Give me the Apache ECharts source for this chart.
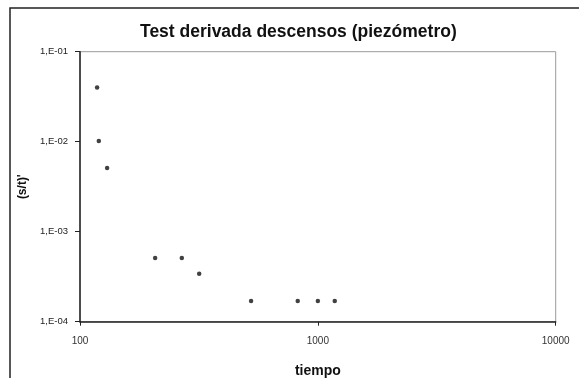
<!DOCTYPE html>
<html>
<head>
<meta charset="utf-8">
<script src="https://cdn.jsdelivr.net/npm/echarts@6/dist/echarts.min.js"></script>
<style>
html,body{margin:0;padding:0;background:#fff;}
#c{width:579px;height:378px;}
</style>
</head>
<body>
<div id="c"></div>
<script>
var chartTitle = 'Test derivada descensos (piezómetro)';
var xName = 'tiempo';
var yName = "(s/t)'";
var tiempo = [118, 120, 130, 207, 268, 317, 524, 823, 1000, 1178];
var derivada = [0.04, 0.0102, 0.0051, 0.00051, 0.00051, 0.00034, 0.00017, 0.00017, 0.00017, 0.00017];
var xTickLabels = {100: '100', 1000: '1000', 10000: '10000'};
var yTickLabels = ['1,E-04', '1,E-03', '1,E-02', '1,E-01'];

var points = tiempo.map(function (t, i) { return [t, derivada[i]]; });
var FONT = 'Liberation Sans, Arial, sans-serif';

var chart = echarts.init(document.getElementById('c'), null, {renderer: 'canvas'});
chart.setOption({
  animation: false,
  backgroundColor: '#ffffff',
  title: {
    text: chartTitle,
    left: 140,
    top: 23,
    padding: 0,
    textStyle: {fontFamily: FONT, fontSize: 17.5, fontWeight: 'bold', color: '#111'}
  },
  graphic: [{
    type: 'rect',
    shape: {x: 10, y: 8, width: 640, height: 420},
    style: {fill: 'none', stroke: '#222', lineWidth: 1.5},
    silent: true
  }],
  grid: {
    left: 80, right: 23.3, top: 51.7, bottom: 56.3,
    outerBoundsMode: 'none', containLabel: false,
    show: true, borderColor: '#9a9a9a', borderWidth: 1, backgroundColor: 'transparent'
  },
  xAxis: {
    type: 'log', logBase: 10, min: 100, max: 10000,
    name: xName, nameLocation: 'middle', nameGap: 42,
    nameTextStyle: {fontFamily: FONT, fontSize: 14, fontWeight: 'bold', color: '#111'},
    axisLine: {show: true, lineStyle: {color: '#222', width: 1.5}},
    axisTick: {show: true, inside: false, length: 4, lineStyle: {color: '#222'}},
    axisLabel: {
      margin: 15, fontFamily: FONT, fontSize: 10, color: '#333',
      formatter: function (v) { return xTickLabels[Math.round(v)] || ''; }
    },
    splitLine: {show: false}
  },
  yAxis: {
    type: 'log', logBase: 10, min: 0.0001, max: 0.1,
    name: yName, nameLocation: 'middle', nameGap: 46, nameRotate: 90,
    nameTextStyle: {fontFamily: FONT, fontSize: 12, fontWeight: 'bold', color: '#111'},
    axisLine: {show: true, lineStyle: {color: '#222', width: 1.5}},
    axisTick: {show: true, inside: false, length: 5, lineStyle: {color: '#222'}},
    axisLabel: {
      margin: 12, fontFamily: FONT, fontSize: 9.5, color: '#222',
      formatter: function (v) {
        var e = Math.round(Math.log10(v));
        return yTickLabels[e + 4] || '';
      }
    },
    splitLine: {show: false}
  },
  series: [{
    type: 'scatter',
    data: points,
    symbol: 'circle',
    symbolSize: 4.5,
    itemStyle: {color: '#111'}
  }]
});
</script>
</body>
</html>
##############################
Copy each line in full and exactly, omitting any picture.

* _THE REPLY_:
Give me the Apache ECharts source for this chart.
<!DOCTYPE html>
<html>
<head>
<meta charset="utf-8">
<script src="https://cdn.jsdelivr.net/npm/echarts@6/dist/echarts.min.js"></script>
<style>
html,body{margin:0;padding:0;background:#fff;}
#c{width:579px;height:378px;}
</style>
</head>
<body>
<div id="c"></div>
<script>
var chartTitle = 'Test derivada descensos (piezómetro)';
var xName = 'tiempo';
var yName = "(s/t)'";
var tiempo = [118, 120, 130, 207, 268, 317, 524, 823, 1000, 1178];
var derivada = [0.04, 0.0102, 0.0051, 0.00051, 0.00051, 0.00034, 0.00017, 0.00017, 0.00017, 0.00017];
var xTickLabels = {100: '100', 1000: '1000', 10000: '10000'};
var yTickLabels = ['1,E-04', '1,E-03', '1,E-02', '1,E-01'];

var points = tiempo.map(function (t, i) { return [t, derivada[i]]; });
var FONT = 'Liberation Sans, Arial, sans-serif';

var chart = echarts.init(document.getElementById('c'), null, {renderer: 'canvas'});
chart.setOption({
  animation: false,
  backgroundColor: '#ffffff',
  title: {
    text: chartTitle,
    left: 140,
    top: 23,
    padding: 0,
    textStyle: {fontFamily: FONT, fontSize: 17.5, fontWeight: 'bold', color: '#111'}
  },
  graphic: [{
    type: 'rect',
    shape: {x: 10, y: 8, width: 640, height: 420},
    style: {fill: 'none', stroke: '#222', lineWidth: 1.5},
    silent: true
  }],
  grid: {
    left: 80, right: 23.3, top: 51.7, bottom: 56.3,
    outerBoundsMode: 'none', containLabel: false,
    show: true, borderColor: '#9a9a9a', borderWidth: 1, backgroundColor: 'transparent'
  },
  xAxis: {
    type: 'log', logBase: 10, min: 100, max: 10000,
    name: xName, nameLocation: 'middle', nameGap: 42,
    nameTextStyle: {fontFamily: FONT, fontSize: 14, fontWeight: 'bold', color: '#111'},
    axisLine: {show: true, lineStyle: {color: '#222', width: 1.5}},
    axisTick: {show: true, inside: false, length: 4, lineStyle: {color: '#222'}},
    axisLabel: {
      margin: 15, fontFamily: FONT, fontSize: 10, color: '#333',
      formatter: function (v) { return xTickLabels[Math.round(v)] || ''; }
    },
    splitLine: {show: false}
  },
  yAxis: {
    type: 'log', logBase: 10, min: 0.0001, max: 0.1,
    name: yName, nameLocation: 'middle', nameGap: 46, nameRotate: 90,
    nameTextStyle: {fontFamily: FONT, fontSize: 12, fontWeight: 'bold', color: '#111'},
    axisLine: {show: true, lineStyle: {color: '#222', width: 1.5}},
    axisTick: {show: true, inside: false, length: 5, lineStyle: {color: '#222'}},
    axisLabel: {
      margin: 12, fontFamily: FONT, fontSize: 9.5, color: '#222',
      formatter: function (v) {
        var e = Math.round(Math.log10(v));
        return yTickLabels[e + 4] || '';
      }
    },
    splitLine: {show: false}
  },
  series: [{
    type: 'scatter',
    data: points,
    symbol: 'circle',
    symbolSize: 4.5,
    itemStyle: {color: '#111'}
  }]
});
</script>
</body>
</html>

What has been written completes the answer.